Choosing Ingredients for your Brand

We must resist the temptation to simply lump everything together into the pot, stir it up and hope for the best.
You have the ingredients. Now what?

In our last couple of outings, we gathered together some of the essential ingredients for a great brand. First out, we considered the importance of making a commitment to the process of brand making as a means of delivering strategic competitive advantage. Next, we asked what elements of our existing business mix might we choose as a basis on which to raise and keep a brand.

We agreed that a competitive advantage that is grounded in enduring relationships is less likely to be found in what we do than in who we are and how we do it.

And so we began a process of teasing out the key values of our business in order to determine what sort of a relationship we might wish to propose to our guests and what benefits that relationship might deliver to them.

Sift Through the Ingredients and Weigh up Your Options

This process is typically a painstaking one. It needs to be. It throws up for our consideration a wide range of values that underpin our business offering. We are frequently spoilt for choice (most businesses unearth a surprising range of available values) and the temptation to simply stuff everything in to our brand offering can be strong.

Here patience is the key. We must resist the temptation to simply lump everything together into the pot, stir it up and hope for the best. Instead, we must carefully consider our options and tease out the impact that each value is likely to have if added to the mix, particularly in terms of the benefits it generates. A hospitality brand will deliver sustainable competitive advantage only if it makes clear to its guests the benefits of entering into a relationship with it rather than with any of its competitors. Brands that enjoy this clarity include Kelly’s in Rosslare, O’Brien’s Sandwich Bars and, until recently, Aer Lingus.

It is evident then what we must do. We must ask what relationship we are seeking with our guests. We must consider what sort of a relationship they are looking for and ask ourselves what we can realistically deliver given our unique mix of values.

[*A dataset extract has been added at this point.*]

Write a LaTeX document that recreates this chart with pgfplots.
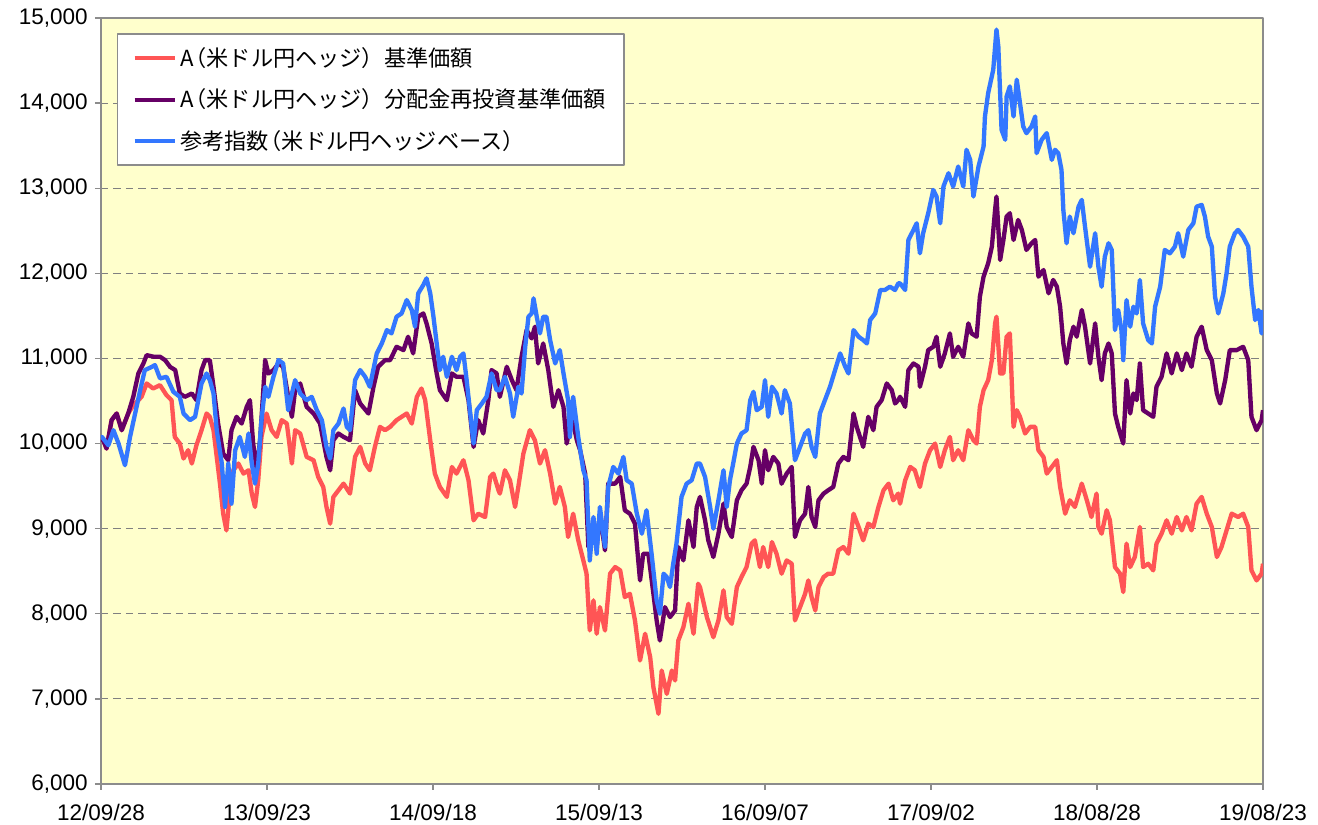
\documentclass[border=0pt]{standalone}
\usepackage{fontspec}
\setmainfont{Liberation Sans}
\newfontfamily\cjk{Noto Sans CJK JP}
\usepackage{graphicx}
\usepackage{pgfplots}
\usepackage{pgfplotstable}
\pgfplotsset{compat=1.18}
\definecolor{bgy}{RGB}{255,255,204}
\definecolor{sred}{RGB}{255,85,85}
\definecolor{spur}{RGB}{102,0,102}
\definecolor{sblue}{RGB}{51,119,255}
\definecolor{axgray}{RGB}{140,140,140}

\pgfplotstableread{
d v
0 10050
5 10039
12 9941
23 10275
34 10353
45 10157
59 10353
70 10449
88 10549
99 10706
113 10647
128 10686
142 10569
153 10510
160 10078
171 10000
179 9824
189 9922
197 9765
207 9980
218 10157
229 10353
236 10314
244 10157
251 9843
258 9529
265 9176
272 8980
280 9451
287 9686
298 9765
309 9647
320 9686
327 9412
334 9255
341 9569
348 10078
359 10353
370 10157
381 10078
392 10275
403 10235
414 9765
421 10157
432 10118
446 9843
461 9804
471 9608
482 9490
489 9255
497 9059
504 9373
515 9451
526 9529
540 9412
551 9843
562 9961
573 9765
583 9686
594 9961
605 10196
616 10157
627 10196
641 10275
652 10314
663 10353
674 10235
685 10549
695 10647
703 10510
714 10039
724 9647
735 9490
750 9373
761 9725
771 9647
786 9804
797 9569
808 9098
818 9176
833 9137
844 9608
851 9647
862 9451
865 9412
876 9686
887 9569
898 9255
905 9490
916 9882
930 10157
941 10039
952 9765
963 9922
974 9647
985 9294
995 9490
1006 9255
1013 8902
1024 9176
1035 8863
1046 8627
1053 8471
1060 7804
1068 8157
1075 7765
1082 8078
1093 7804
1104 8471
1115 8549
1126 8510
1136 8196
1147 8235
1158 7922
1169 7451
1180 7765
1191 7490
1198 7137
1209 6824
1216 7333
1227 7059
1238 7333
1245 7216
1252 7686
1263 7843
1274 8118
1285 7765
1295 8353
1299 8314
1314 7961
1328 7725
1339 7922
1350 8275
1357 7961
1368 7882
1379 8314
1389 8431
1400 8549
1411 8824
1418 8863
1429 8549
1436 8784
1447 8549
1455 8843
1465 8706
1476 8471
1487 8627
1498 8588
1505 7922
1516 8078
1527 8235
1534 8392
1541 8196
1549 8039
1556 8314
1567 8431
1577 8471
1588 8471
1599 8745
1610 8784
1621 8706
1632 9176
1643 9020
1653 8863
1664 9059
1675 9020
1686 9255
1697 9451
1708 9529
1718 9333
1729 9412
1733 9294
1744 9569
1755 9725
1765 9686
1776 9490
1787 9765
1798 9922
1809 10000
1820 9725
1830 9922
1841 10078
1848 9804
1859 9922
1870 9804
1881 10157
1892 10039
1899 10000
1906 10431
1914 10627
1924 10745
1932 10980
1939 11412
1942 11490
1950 10824
1957 10824
1964 11255
1971 11294
1979 10196
1986 10392
1993 10314
2004 10118
2015 10196
2026 10196
2033 9922
2044 9843
2051 9647
2062 9725
2073 9804
2080 9490
2091 9176
2101 9333
2112 9255
2127 9529
2138 9333
2148 9137
2159 9412
2163 9020
2170 8941
2181 9216
2188 9098
2199 8549
2210 8471
2217 8255
2224 8824
2232 8549
2242 8667
2253 9020
2260 8549
2271 8588
2282 8510
2289 8824
2300 8941
2311 9098
2322 8941
2333 9137
2344 8980
2354 9137
2365 8980
2376 9294
2387 9373
2398 9176
2409 9020
2420 8667
2430 8784
2441 8980
2452 9176
2466 9137
2477 9176
2488 9020
2495 8510
2506 8392
2517 8471
2520 8588
}\redtab

\pgfplotstableread{
d v
0 10050
5 10039
12 9941
23 10275
34 10353
45 10157
59 10353
70 10549
81 10823
92 10941
99 11039
114 11020
128 11020
139 10980
150 10900
161 10863
171 10588
182 10549
197 10588
207 10510
218 10863
226 10980
236 10980
244 10667
254 10235
265 9882
276 9804
283 10157
294 10314
305 10235
316 10431
323 10510
330 10000
338 9686
345 10039
352 10627
356 10980
363 10823
374 10863
385 10941
395 10900
406 10549
414 10314
421 10627
432 10706
446 10431
461 10353
475 10235
489 9843
497 9686
504 10039
515 10118
526 10078
540 10039
551 10627
562 10471
580 10353
591 10667
601 10902
616 10980
627 10980
641 11137
656 11098
666 11255
677 11059
688 11490
699 11529
706 11412
717 11176
728 10824
735 10627
750 10510
761 10824
771 10784
786 10784
797 10510
808 9961
818 10275
829 10118
840 10510
847 10863
858 10824
865 10549
880 10902
891 10745
901 10627
912 11020
923 11333
934 11235
941 11373
948 10941
959 11176
970 10863
981 10431
992 10627
1003 10431
1010 10000
1021 10314
1032 10039
1039 9922
1050 9647
1057 8784
1068 9098
1075 8784
1082 9176
1093 8745
1100 9529
1115 9529
1126 9608
1136 9216
1147 9176
1158 9059
1169 8392
1176 8706
1187 8706
1198 8235
1205 7922
1212 7686
1223 8078
1234 7961
1245 8039
1252 8784
1263 8627
1274 9098
1285 8784
1292 9255
1299 9373
1310 9098
1317 8863
1328 8667
1339 8941
1350 9294
1357 9020
1368 8902
1379 9333
1389 9451
1400 9529
1408 9725
1415 9961
1426 9804
1433 9529
1440 9922
1447 9686
1458 9843
1469 9765
1476 9529
1487 9647
1498 9725
1505 8902
1516 9098
1527 9176
1534 9490
1541 9137
1549 9020
1556 9333
1567 9412
1577 9451
1588 9490
1599 9765
1610 9843
1621 9804
1632 10353
1639 10196
1646 10078
1653 9961
1664 10314
1675 10157
1682 10431
1693 10510
1704 10706
1715 10627
1722 10471
1729 10510
1733 10549
1744 10431
1751 10863
1762 10941
1773 10902
1776 10667
1787 10902
1794 11098
1805 11137
1812 11255
1820 10902
1830 11059
1841 11294
1848 11020
1859 11137
1870 11020
1881 11412
1888 11294
1899 11255
1906 11725
1914 11961
1924 12118
1932 12314
1939 12745
1942 12902
1950 12157
1957 12392
1964 12667
1971 12706
1979 12392
1989 12627
1997 12510
2007 12275
2018 12353
2026 12392
2033 11961
2044 12039
2055 11765
2065 11922
2073 11843
2080 11608
2087 11176
2094 10941
2101 11216
2109 11373
2116 11255
2127 11569
2134 11373
2145 10941
2156 11412
2163 11020
2170 10745
2177 11059
2185 11176
2192 11059
2199 10353
2206 10196
2217 10000
2224 10745
2232 10353
2239 10588
2246 10510
2253 10941
2260 10392
2271 10353
2282 10314
2289 10667
2300 10784
2311 11059
2322 10824
2333 11059
2344 10863
2354 11059
2365 10902
2376 11255
2387 11373
2398 11098
2409 10980
2420 10588
2427 10471
2438 10745
2448 11098
2463 11098
2477 11137
2488 10980
2495 10314
2506 10157
2517 10275
2520 10392
}\purtab

\pgfplotstableread{
d v
0 10060
2 10078
16 9980
27 10157
38 10000
52 9745
63 10078
74 10353
85 10627
95 10863
110 10900
117 10922
128 10765
142 10784
157 10608
171 10549
179 10353
193 10275
204 10314
218 10706
229 10823
236 10745
244 10588
251 10157
262 9765
269 9255
276 9765
283 9294
291 9922
301 10078
312 9843
320 10118
327 9765
334 9529
341 9765
348 10275
356 10667
363 10549
374 10784
385 10980
395 10941
406 10392
414 10588
421 10745
432 10588
446 10510
457 10549
468 10392
479 10275
489 9961
497 9824
504 10157
515 10235
526 10412
533 10196
540 10157
551 10745
562 10863
573 10784
583 10667
598 11059
609 11176
620 11333
630 11294
641 11490
652 11529
663 11686
674 11569
681 11373
688 11765
699 11863
706 11941
714 11765
721 11490
728 11176
735 10863
742 11020
750 10784
761 11020
771 10863
779 11020
786 11059
793 10745
800 10392
808 10000
815 10392
826 10471
836 10549
847 10824
858 10627
865 10627
876 10784
887 10588
894 10314
905 10667
912 10588
920 11137
927 11490
934 11529
938 11706
945 11490
952 11294
959 11490
966 11490
974 11216
985 10941
995 11098
1003 10824
1013 10510
1017 10078
1024 10549
1035 10078
1046 9686
1053 9569
1060 8627
1068 9137
1075 8706
1082 9255
1093 8784
1100 9490
1111 9725
1122 9647
1133 9843
1140 9569
1151 9529
1162 9176
1173 8941
1183 9216
1194 8706
1205 8157
1212 8000
1220 8471
1227 8431
1234 8314
1241 8588
1248 8824
1259 9373
1270 9529
1281 9569
1292 9765
1299 9765
1310 9608
1321 9255
1328 9000
1339 9333
1350 9686
1357 9255
1364 9569
1371 9765
1379 10000
1389 10118
1400 10157
1408 10510
1415 10608
1422 10392
1433 10431
1440 10745
1447 10314
1455 10667
1465 10588
1476 10353
1483 10627
1494 10471
1505 9804
1516 9961
1527 10118
1534 10157
1541 9961
1549 9843
1559 10353
1570 10510
1581 10667
1592 10863
1603 11059
1614 10902
1621 10824
1632 11333
1643 11255
1653 11216
1661 11176
1668 11451
1679 11529
1690 11804
1700 11804
1711 11843
1722 11804
1729 11882
1733 11882
1744 11804
1751 12392
1762 12510
1769 12588
1776 12235
1783 12471
1794 12706
1805 12980
1812 12902
1820 12588
1827 13020
1838 13176
1848 13020
1859 13255
1870 13020
1877 13451
1885 13333
1892 12902
1903 13255
1914 13490
1917 13843
1924 14118
1935 14392
1942 14863
1946 14667
1953 13686
1961 13569
1964 14078
1971 14196
1979 13843
1986 14275
1993 14000
2000 13725
2007 13647
2018 13725
2026 13843
2029 13412
2040 13569
2051 13647
2062 13333
2069 13451
2076 13412
2083 13216
2087 12745
2094 12353
2101 12667
2109 12471
2120 12784
2127 12863
2134 12549
2145 12078
2156 12471
2163 12078
2170 11843
2177 12196
2185 12353
2192 12275
2199 11333
2206 11569
2213 11333
2217 10980
2224 11686
2232 11373
2239 11608
2246 11529
2253 11922
2260 11412
2271 11216
2279 11176
2286 11608
2297 11843
2307 12275
2318 12235
2329 12314
2336 12471
2347 12196
2358 12510
2369 12588
2376 12784
2387 12804
2394 12667
2401 12431
2409 12314
2416 11725
2423 11529
2434 11765
2441 12000
2448 12314
2459 12471
2466 12510
2477 12431
2488 12314
2495 11843
2503 11451
2510 11569
2517 11294
2520 11569
}\bluetab

\begin{document}
\begin{tikzpicture}
\begin{axis}[
  at={(0pt,0pt)}, anchor=south west,
  scale only axis,
  width=697.2pt, height=459.6pt,
  xmin=0, xmax=2520, ymin=6000, ymax=15000,
  axis background/.style={fill=bgy},
  axis line style={draw=axgray, line width=1.2pt},
  xtick={0,360,720,1080,1440,1800,2160,2520},
  xticklabels={12/09/28,13/09/23,14/09/18,15/09/13,16/09/07,17/09/02,18/08/28,19/08/23},
  ytick={6000,7000,8000,9000,10000,11000,12000,13000,14000,15000},
  yticklabels={6{,}000,7{,}000,8{,}000,9{,}000,10{,}000,11{,}000,12{,}000,13{,}000,14{,}000,15{,}000},
  tick align=outside,
  major tick length=3.6pt,
  tick style={draw=axgray, line width=0.8pt},
  xtick pos=bottom, ytick pos=left,
  ymajorgrids,
  grid style={draw=gray, dash pattern=on 4.5pt off 3pt, line width=0.7pt},
  ticklabel style={font=\fontsize{13.5}{15}\selectfont, inner sep=0pt},
  yticklabel style={xshift=-4.2pt},
  xticklabel style={yshift=-8.5pt},
  legend style={at={(0.0138,0.980)}, anchor=north west, draw=axgray, fill=white,
    line width=0.8pt,
    font=\cjk\fontsize{13.3}{15}\selectfont, row sep=8pt,
    inner xsep=9pt, inner ysep=6pt, cells={anchor=west}},
  legend image code/.code={\draw[#1, line width=2.4pt] (0pt,0pt) -- (24pt,0pt);},
  line join=round,
]
\addplot[sred, line width=2.6pt] table[x=d, y=v] {\redtab};
\addlegendentry{A\kern-0.4em（米ドル円ヘッジ）基準価額}
\addplot[spur, line width=2.6pt] table[x=d, y=v] {\purtab};
\addlegendentry{A\kern-0.4em（米ドル円ヘッジ）分配金再投資基準価額}
\addplot[sblue, line width=2.6pt] table[x=d, y=v] {\bluetab};
\addlegendentry{参考指数\kern-0.4em（米ドル円ヘッジベース）}
\node[font=\cjk\fontsize{11}{12}\selectfont] at (axis description cs:-0.0327,0.962) {（円）};
\end{axis}
\pgfresetboundingbox
\path[use as bounding box] (-60.6pt,-24.6pt) rectangle (730.2pt,470.4pt);
\end{tikzpicture}
\end{document}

Throughout this stage of the process, we will move back and forth continuously between the choice of values we’ve got and the relationships that this makes possible (we may also decide to revise our business offering and add some additional values to the mix). It is a time of speculation, of testing ideas and exploring possibilities. It will frustrate those of us who are seeking instant results but it is essential that we test our brand reasoning and model as rigorously as we can before we begin to mix the ingredients together.

The Magic Ingredient

This stage is vital. We must decide on the relationship that we are seeking with our guests. We must be clear what benefits it offers to them. We must be equally clear on what benefits that relationship offers to us (and translate those into competitive positioning and bottom-line deliverables as readily as we can). And finally, we must determine what mix of values will enable us to deliver those benefits consistently over time.

Here we are adding what I regard as the magic ingredient: brand intention. We are deciding what the brand will do for us. We are giving it purpose and making explicit its role in our relationship with our guests. We are choosing to achieve success by design rather than by accident.

We are carefully choosing the values that will underpin our business offering and in what proportions we will use them. We are choosing them specifically for the way in which they will drive and support our business. Whilst the act of branding is frequently regarded as one requiring only imagination, it must be balanced throughout by a utilitarian approach. The brand must deliver; otherwise it is simply a vanity or an extravagance that the business cannot afford. We must be satisfied that we have chosen the right mix of ingredients to enable the brand to achieve its purpose.

Then, and only then, can we begin to write our brand recipe.

Writing the Recipe for Brand Success

I talked just now of the importance of both utility and imagination in the branding process. The writing of the recipe for our brand demands that we set out clearly the sort of relationship we are seeking with our guests and then put our imagination to work to describe how we might achieve it.